- **EXERCISE BRIEF**
Print the entries that appear below, exactly as written and without their pictures.

- **INFORMATION GIVEN**
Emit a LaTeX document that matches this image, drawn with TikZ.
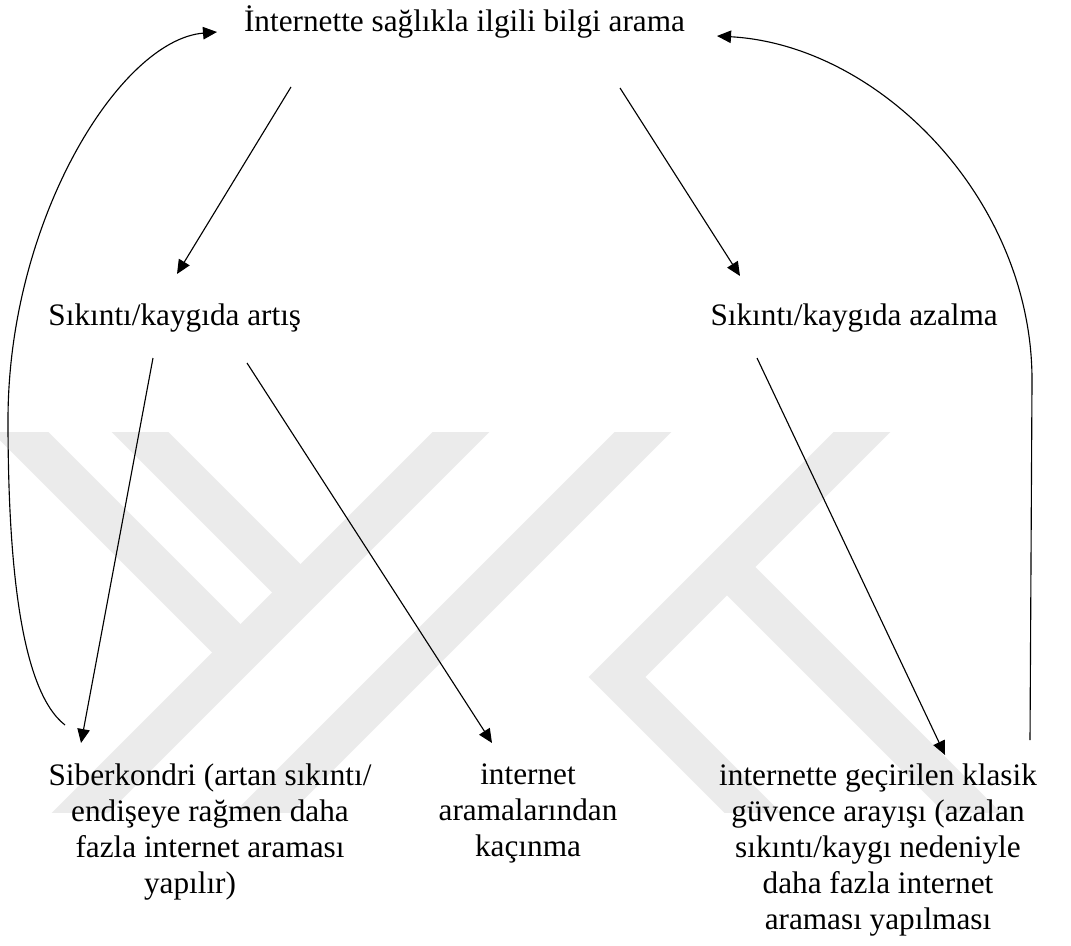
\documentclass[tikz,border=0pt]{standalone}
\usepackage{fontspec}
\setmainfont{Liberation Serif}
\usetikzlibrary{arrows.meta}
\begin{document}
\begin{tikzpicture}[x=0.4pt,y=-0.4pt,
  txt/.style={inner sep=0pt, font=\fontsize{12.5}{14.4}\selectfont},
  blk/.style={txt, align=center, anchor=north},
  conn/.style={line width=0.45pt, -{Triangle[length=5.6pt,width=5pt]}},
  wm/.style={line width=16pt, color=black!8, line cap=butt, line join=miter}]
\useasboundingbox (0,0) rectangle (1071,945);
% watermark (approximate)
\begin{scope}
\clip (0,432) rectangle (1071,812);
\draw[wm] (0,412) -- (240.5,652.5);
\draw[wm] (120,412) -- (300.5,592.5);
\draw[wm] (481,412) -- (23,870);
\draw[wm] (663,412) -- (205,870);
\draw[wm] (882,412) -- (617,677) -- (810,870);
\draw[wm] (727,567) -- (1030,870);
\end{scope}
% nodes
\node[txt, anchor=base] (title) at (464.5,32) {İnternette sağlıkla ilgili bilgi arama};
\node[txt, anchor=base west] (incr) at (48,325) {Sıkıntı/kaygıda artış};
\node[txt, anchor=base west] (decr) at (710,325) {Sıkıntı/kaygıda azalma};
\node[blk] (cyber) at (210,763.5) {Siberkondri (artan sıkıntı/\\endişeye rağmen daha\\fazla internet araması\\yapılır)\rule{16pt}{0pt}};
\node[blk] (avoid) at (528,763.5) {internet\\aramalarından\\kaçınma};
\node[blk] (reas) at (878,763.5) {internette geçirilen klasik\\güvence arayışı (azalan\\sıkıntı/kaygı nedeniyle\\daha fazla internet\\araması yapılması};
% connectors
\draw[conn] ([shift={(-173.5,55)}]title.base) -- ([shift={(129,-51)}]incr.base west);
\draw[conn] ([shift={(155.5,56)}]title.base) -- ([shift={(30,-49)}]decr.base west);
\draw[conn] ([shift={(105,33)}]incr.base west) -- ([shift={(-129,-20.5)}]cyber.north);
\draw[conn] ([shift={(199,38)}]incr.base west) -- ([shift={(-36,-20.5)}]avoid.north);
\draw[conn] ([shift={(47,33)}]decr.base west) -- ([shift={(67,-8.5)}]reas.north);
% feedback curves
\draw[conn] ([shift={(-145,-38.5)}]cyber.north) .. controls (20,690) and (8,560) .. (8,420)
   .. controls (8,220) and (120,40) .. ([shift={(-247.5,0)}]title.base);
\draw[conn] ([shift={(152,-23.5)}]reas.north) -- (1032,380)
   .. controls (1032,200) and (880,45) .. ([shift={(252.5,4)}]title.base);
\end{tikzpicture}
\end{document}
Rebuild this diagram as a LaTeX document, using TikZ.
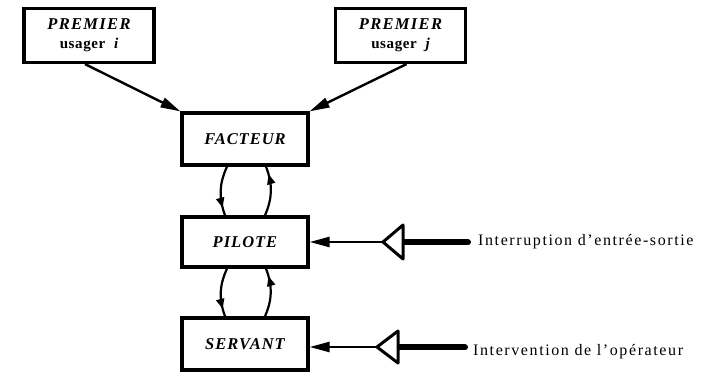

- **THE REPLY**
Emit a LaTeX document that matches this image, drawn with TikZ.
\documentclass[tikz,border=0pt]{standalone}
\usepackage{fontspec}
\setmainfont{Liberation Serif}
\usetikzlibrary{arrows.meta}
\begin{document}
\begin{tikzpicture}[x=0.4pt,y=-0.4pt,
  txt/.style={inner sep=0pt, font=\fontsize{12.5}{14.4}\selectfont},
  blk/.style={txt, align=center, anchor=north},
  conn/.style={line width=0.45pt, -{Triangle[length=5.6pt,width=5pt]}},
  wm/.style={line width=16pt, color=black!8, line cap=butt, line join=miter}]
\useasboundingbox (0,0) rectangle (1071,945);
% watermark (approximate)
\begin{scope}
\clip (0,432) rectangle (1071,812);
\draw[wm] (0,412) -- (240.5,652.5);
\draw[wm] (120,412) -- (300.5,592.5);
\draw[wm] (481,412) -- (23,870);
\draw[wm] (663,412) -- (205,870);
\draw[wm] (882,412) -- (617,677) -- (810,870);
\draw[wm] (727,567) -- (1030,870);
\end{scope}
% nodes
\node[txt, anchor=base] (title) at (464.5,32) {İnternette sağlıkla ilgili bilgi arama};
\node[txt, anchor=base west] (incr) at (48,325) {Sıkıntı/kaygıda artış};
\node[txt, anchor=base west] (decr) at (710,325) {Sıkıntı/kaygıda azalma};
\node[blk] (cyber) at (210,763.5) {Siberkondri (artan sıkıntı/\\endişeye rağmen daha\\fazla internet araması\\yapılır)\rule{16pt}{0pt}};
\node[blk] (avoid) at (528,763.5) {internet\\aramalarından\\kaçınma};
\node[blk] (reas) at (878,763.5) {internette geçirilen klasik\\güvence arayışı (azalan\\sıkıntı/kaygı nedeniyle\\daha fazla internet\\araması yapılması};
% connectors
\draw[conn] ([shift={(-173.5,55)}]title.base) -- ([shift={(129,-51)}]incr.base west);
\draw[conn] ([shift={(155.5,56)}]title.base) -- ([shift={(30,-49)}]decr.base west);
\draw[conn] ([shift={(105,33)}]incr.base west) -- ([shift={(-129,-20.5)}]cyber.north);
\draw[conn] ([shift={(199,38)}]incr.base west) -- ([shift={(-36,-20.5)}]avoid.north);
\draw[conn] ([shift={(47,33)}]decr.base west) -- ([shift={(67,-8.5)}]reas.north);
% feedback curves
\draw[conn] ([shift={(-145,-38.5)}]cyber.north) .. controls (20,690) and (8,560) .. (8,420)
   .. controls (8,220) and (120,40) .. ([shift={(-247.5,0)}]title.base);
\draw[conn] ([shift={(152,-23.5)}]reas.north) -- (1032,380)
   .. controls (1032,200) and (880,45) .. ([shift={(252.5,4)}]title.base);
\end{tikzpicture}
\end{document}
Rebuild this diagram as a LaTeX document, using TikZ.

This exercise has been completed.